4) Traded Jason Terry and Alan Henderson to the Mavericks for Antoine Walker and Tony Delk. Followed seven months later by Knight moving Walker to the Celtics for Gary Payton, Tom Gugliotta, Michael Stewart, 2006 Lakers’ pick which the Celtics owned.

Look, Terry isn’t the greatest player in the world, and he was something of a misfit on the Hawks, but he was their best player and they essentially traded him for more cap space and what eventually turned out to be the 21st pick in last years draft. Cap space does have value, but too much of it, in a weak year can lead to paying good players like great ones, and marginal ones like good ones. Knight has done both. The draft pick didn’t even really help, as Knight used it to help him overpay said player.

3) Signed Speedy Claxton to a four year, 25 million contract.

Speedy’s, well, Speedy’s not so speedy any more. Age and leg injuries have taken something from his legs, and since he was a borderline starting point guard to begin with, he’s much better suited to the bench. Unfortunately, Knight’s paying him to start, for three more years.

2) Drafted Sheldon Williams with the fifth pick in the draft, three spots before Rudy Gay, two before Randy Foye, and one spot before 2007 NBA ROY Brandon Roy. Williams was a massive stretch at five, he played exactly as pundits thought he would, giving the Hawks a solid workmanlike rotation big man. That’s great if the very next player hadn’t been Roy. Again, Knight showed a complete lack of understanding of relative value and it cost his team. They should have just drafted Roy, but at worst they should have moved down to ninth before drafting a player nobody had near the top five.

1) Traded Boris Diaw, that Lakers pick, and their own number one (top three protected this year, unprotected next year) in a sign and trade for Joe Johnson.

This was a harebrained idea to begin with. For starters, Knight wanted Johnson to come be the Hawks point guard, which despite his gifted passing is something he was never going to be successful at, since he isn’t good at penetrating.

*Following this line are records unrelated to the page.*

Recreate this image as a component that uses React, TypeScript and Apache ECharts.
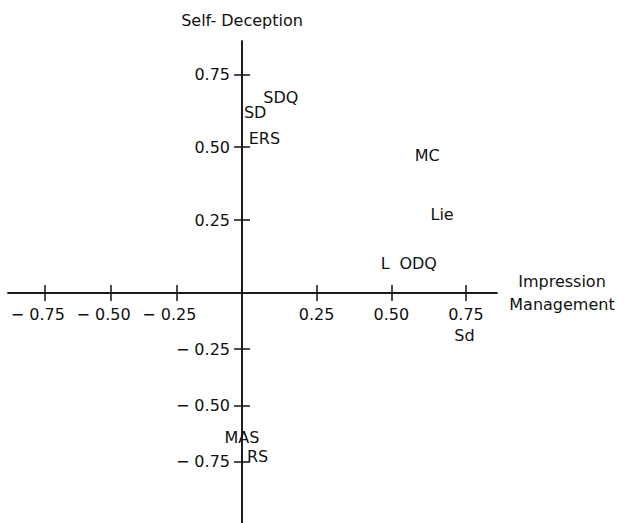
import React, { useEffect, useRef } from "react";
import * as echarts from "echarts";

// Tick values on both axes
const xTickValues = [-0.75, -0.5, -0.25, 0.25, 0.5, 0.75];
const yTickValues = [-0.75, -0.5, -0.25, 0.25, 0.5, 0.75];

// Scale labels
const pointLabels = ["SDQ", "SD", "ERS", "MC", "Lie", "L", "ODQ", "Sd", "MAS", "RS"];
// Impression Management loadings (x)
const impression = [0.13, 0.044, 0.075, 0.62, 0.67, 0.48, 0.59, 0.745, 0.0, 0.052];
// Self-Deception loadings (y)
const selfDeception = [0.67, 0.62, 0.53, 0.47, 0.27, 0.1, 0.1, -0.19, -0.645, -0.73];

const xAxisName = "Impression\nManagement";
const yAxisName = "Self- Deception";

const FONT = "DejaVu Sans";
const INK = "#111";

const fmt = (v: number) => (v < 0 ? "\u2212 " + Math.abs(v).toFixed(2) : v.toFixed(2));

export default function App() {
  const ref = useRef<HTMLDivElement>(null);
  useEffect(() => {
    if (!ref.current) return;
    const chart = echarts.init(ref.current, null, { renderer: "svg" });

    const negX = xTickValues.filter((v) => v < 0);
    const posX = xTickValues.filter((v) => v > 0);
    const negY = yTickValues.filter((v) => v < 0);
    const posY = yTickValues.filter((v) => v > 0);

    const line = { show: true, onZero: false, lineStyle: { color: INK, width: 1.5 } };
    const tick = (vals: number[]) => ({
      show: true,
      inside: false,
      length: 8,
      customValues: vals,
      lineStyle: { color: INK, width: 1.5 },
    });
    const lbl = (vals: number[], show: boolean, margin: number, extra: any = {}) => ({
      show,
      customValues: vals,
      formatter: (v: number) => fmt(v),
      fontFamily: FONT,
      fontSize: 16,
      color: INK,
      margin,
      ...extra,
    });

    const top: any[] = [];
    const bottom: any[] = [];
    pointLabels.forEach((n, i) => {
      const d = [impression[i], selfDeception[i], n];
      if (selfDeception[i] >= 0) top.push(d);
      else bottom.push(d);
    });

    const seriesLabel = {
      show: true,
      position: "inside",
      formatter: (p: any) => p.value[2],
      fontFamily: FONT,
      fontSize: 16,
      color: INK,
      opacity: 1,
      textBorderWidth: 0,
      textBorderColor: "transparent",
    };

    const xMinNeg = -0.89;
    const xMaxPos = 0.854;
    const yMaxPos = 0.864;
    const yMinNeg = -1.024;

    const scatterCommon = {
      type: "scatter",
      symbolSize: 0,
      clip: false,
      itemStyle: { opacity: 1, color: INK },
      label: seriesLabel,
    };

    chart.setOption({
      animation: false,
      backgroundColor: "#fff",
      grid: [
        { left: 8, right: 381, top: 41, bottom: 230 },
        { left: 242, right: 126, top: 41, bottom: 230 },
        { left: 8, right: 381, top: 293, bottom: 0 },
        { left: 242, right: 126, top: 293, bottom: 0 },
      ],
      xAxis: [
        { type: "value", gridIndex: 0, min: xMinNeg, max: 0, position: "bottom", axisLine: line, axisTick: tick(negX), axisLabel: lbl(negX, true, 13, { padding: [0, 14, 0, 0] }), splitLine: { show: false } },
        {
          type: "value", gridIndex: 1, min: 0, max: xMaxPos, position: "bottom", axisLine: line, axisTick: tick(posX), axisLabel: lbl(posX, true, 13), splitLine: { show: false },
          name: xAxisName, nameLocation: "end", nameGap: 65,
          nameTextStyle: { fontFamily: FONT, fontSize: 16, color: INK, align: "center", verticalAlign: "middle", lineHeight: 23, padding: [0, 0, 10, 0] },
        },
        { type: "value", gridIndex: 2, min: xMinNeg, max: 0, position: "top", axisLine: line, axisTick: tick(negX), axisLabel: { show: false }, splitLine: { show: false } },
        { type: "value", gridIndex: 3, min: 0, max: xMaxPos, position: "top", axisLine: line, axisTick: tick(posX), axisLabel: { show: false }, splitLine: { show: false } },
      ],
      yAxis: [
        { type: "value", gridIndex: 0, min: 0, max: yMaxPos, position: "right", axisLine: line, axisTick: tick(posY), axisLabel: { show: false }, splitLine: { show: false } },
        {
          type: "value", gridIndex: 1, min: 0, max: yMaxPos, position: "left", axisLine: line, axisTick: tick(posY), axisLabel: lbl(posY, true, 12), splitLine: { show: false },
          name: yAxisName, nameLocation: "end", nameGap: 13,
          nameTextStyle: { fontFamily: FONT, fontSize: 16, color: INK, align: "center" },
        },
        { type: "value", gridIndex: 2, min: yMinNeg, max: 0, position: "right", axisLine: line, axisTick: tick(negY), axisLabel: { show: false }, splitLine: { show: false } },
        { type: "value", gridIndex: 3, min: yMinNeg, max: 0, position: "left", axisLine: line, axisTick: tick(negY), axisLabel: lbl(negY, true, 12), splitLine: { show: false } },
      ],
      series: [
        { ...scatterCommon, xAxisIndex: 1, yAxisIndex: 1, data: top },
        { ...scatterCommon, xAxisIndex: 3, yAxisIndex: 3, data: bottom },
      ],
    });
    return () => chart.dispose();
  }, []);
  return (
    <div
      ref={ref}
      style={{ position: "fixed", left: 0, top: 0, width: 623, height: 523, background: "#fff" }}
    />
  );
}
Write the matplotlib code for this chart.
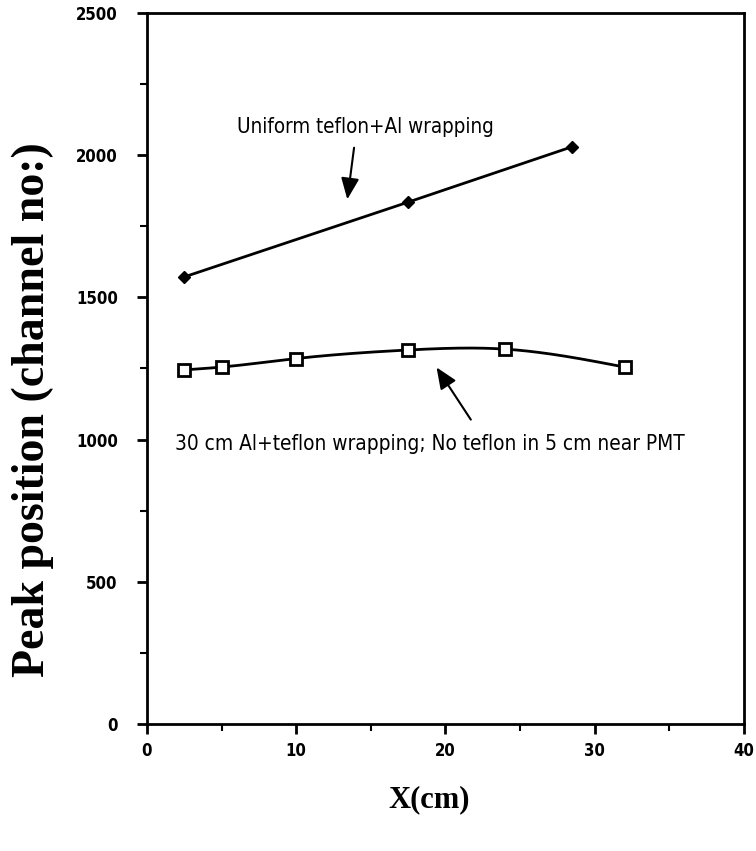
import numpy as np
import matplotlib
matplotlib.use('Agg')
import matplotlib.pyplot as plt
from matplotlib.ticker import MultipleLocator

# data
x_uniform = [2.5, 17.5, 28.5]
y_uniform = [1572, 1835, 2030]

x_partial = [2.5, 5.0, 10.0, 17.5, 24.0, 32.0]
y_partial = [1245, 1255, 1285, 1315, 1318, 1255]

label_uniform = 'Uniform teflon+Al wrapping'
label_partial = '30 cm Al+teflon wrapping; No teflon in 5 cm near PMT'


def smooth(x, y, n=200):
    # natural cubic spline, only to draw the curve the way the original does
    x = np.asarray(x, float)
    y = np.asarray(y, float)
    k = len(x)
    h = np.diff(x)
    A = np.zeros((k, k))
    b = np.zeros(k)
    A[0, 0] = A[-1, -1] = 1
    for i in range(1, k - 1):
        A[i, i - 1] = h[i - 1]
        A[i, i] = 2 * (h[i - 1] + h[i])
        A[i, i + 1] = h[i]
        b[i] = 6 * ((y[i + 1] - y[i]) / h[i] - (y[i] - y[i - 1]) / h[i - 1])
    M = np.linalg.solve(A, b)
    xs = np.linspace(x[0], x[-1], n)
    ys = np.empty_like(xs)
    for j, xv in enumerate(xs):
        i = max(min(np.searchsorted(x, xv) - 1, k - 2), 0)
        t1 = x[i + 1] - xv
        t0 = xv - x[i]
        ys[j] = (M[i] * t1**3 + M[i + 1] * t0**3) / (6 * h[i]) \
            + (y[i] / h[i] - M[i] * h[i] / 6) * t1 \
            + (y[i + 1] / h[i] - M[i + 1] * h[i] / 6) * t0
    return xs, ys


def fit_width(txt, width_px):
    # shrink/grow a text so it spans about width_px pixels
    r = fig.canvas.get_renderer()
    w = txt.get_window_extent(r).width
    txt.set_fontsize(txt.get_fontsize() * width_px / w)


serif = 'Liberation Serif'

fig = plt.figure(figsize=(7.56, 8.51), dpi=100)
ax = fig.add_axes([0.1944, 0.1493, 0.7897, 0.8354])

ax.plot(x_uniform, y_uniform, color='black', lw=2, marker='D', ms=6,
        mfc='black', mec='black')

xs, ys = smooth(x_partial, y_partial)
ax.plot(xs, ys, color='black', lw=2)
ax.plot(x_partial, y_partial, ls='none', marker='s', ms=9, mfc='white',
        mec='black', mew=2)

ax.set_xlim(0, 40)
ax.set_ylim(0, 2500)
ax.xaxis.set_major_locator(MultipleLocator(10))
ax.xaxis.set_minor_locator(MultipleLocator(5))
ax.yaxis.set_major_locator(MultipleLocator(500))
ax.yaxis.set_minor_locator(MultipleLocator(250))
ax.tick_params(which='major', direction='out', length=7, width=2)
ax.tick_params(which='minor', direction='out', length=5, width=1.5)
ax.tick_params(axis='x', pad=6)
ax.tick_params(axis='y', pad=14)
for lab in ax.get_xticklabels() + ax.get_yticklabels():
    lab.set_fontfamily('DejaVu Sans')
    lab.set_fontstretch('condensed')
    lab.set_fontweight('bold')
    lab.set_fontsize(12)
for sp in ax.spines.values():
    sp.set_linewidth(2)

ax.annotate('', xy=(13.4, 1835), xytext=(13.9, 2036),
            arrowprops=dict(arrowstyle='-|>,head_length=1.3,head_width=0.55',
                            color='black', lw=1.5))
t1 = ax.text(6.0, 2100, label_uniform, fontsize=14, family='DejaVu Sans',
             fontstretch='condensed', ha='left', va='center')

ax.annotate('', xy=(19.3, 1262), xytext=(21.8, 1062),
            arrowprops=dict(arrowstyle='-|>,head_length=1.3,head_width=0.55',
                            color='black', lw=1.5))
t2 = ax.text(1.9, 985, label_partial, fontsize=14, family='DejaVu Sans',
             fontstretch='condensed', ha='left', va='center')

fig.text(33 / 756, 1 - 410 / 851, 'Peak position (channel no:)',
         rotation=90, ha='center', va='center', fontsize=33,
         fontweight='bold', family=serif)
fig.text(429 / 756, 1 - 800 / 851, 'X(cm)', ha='center', va='center',
         fontsize=22, fontweight='bold', family=serif)

fit_width(t1, 260)
fit_width(t2, 513)

fig.savefig('out.png', dpi=100)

Second, they surrendered a considerable amount of assets considering, 1) Johnson had already made it clear he didn’t want to return (and be the fourth wheel) to Phoenix, and 2) Phoenix wasn’t going to add a fourth ten plus million salary to their already top heavy roster. So, they overpaid to overpay Johnson. Which isn’t to say that Johnson isn’t a great player, because he is, but just because he rolled with Carmelo, LeBron and Dwayne Wade in Japan last summer doesn’t mean he actually rolls in their basketball class. He’s a very good shooter, who defends well, but isn’t great at creating his own shot or getting to the line. A salary of around 10 million would have been more in line with what he provides, 12 would have made sense given that the Hawks were terrible and terrible teams often have to overpay for talent. Instead Johnson is making an average of 14 million per, which means he’s the big enchilada, and the man on who’s shoulders the team’s poor results should rest. This deal sent the Hawks ownership group into an ugly power struggle that continues to handicap the franchise, making you wonder if Joe Johnson was worth all of that.

Why does any of this matter? Because the East is so pathetic that with a competent offseason, not even a good one, but a competent one, the Hawks could put themselves in position to challenge for a playoff spot in the East. That in turn will lessen the effects of the Johnson trade (it doesn’t make it any better of a trade, it just would make the Hawks lucky it wasn’t worse), by keeping next year’s pick from being a lottery choice. It wont take a lot really, just some astute choices in this year’s draft, but then would you want Billy Knight making those decisions?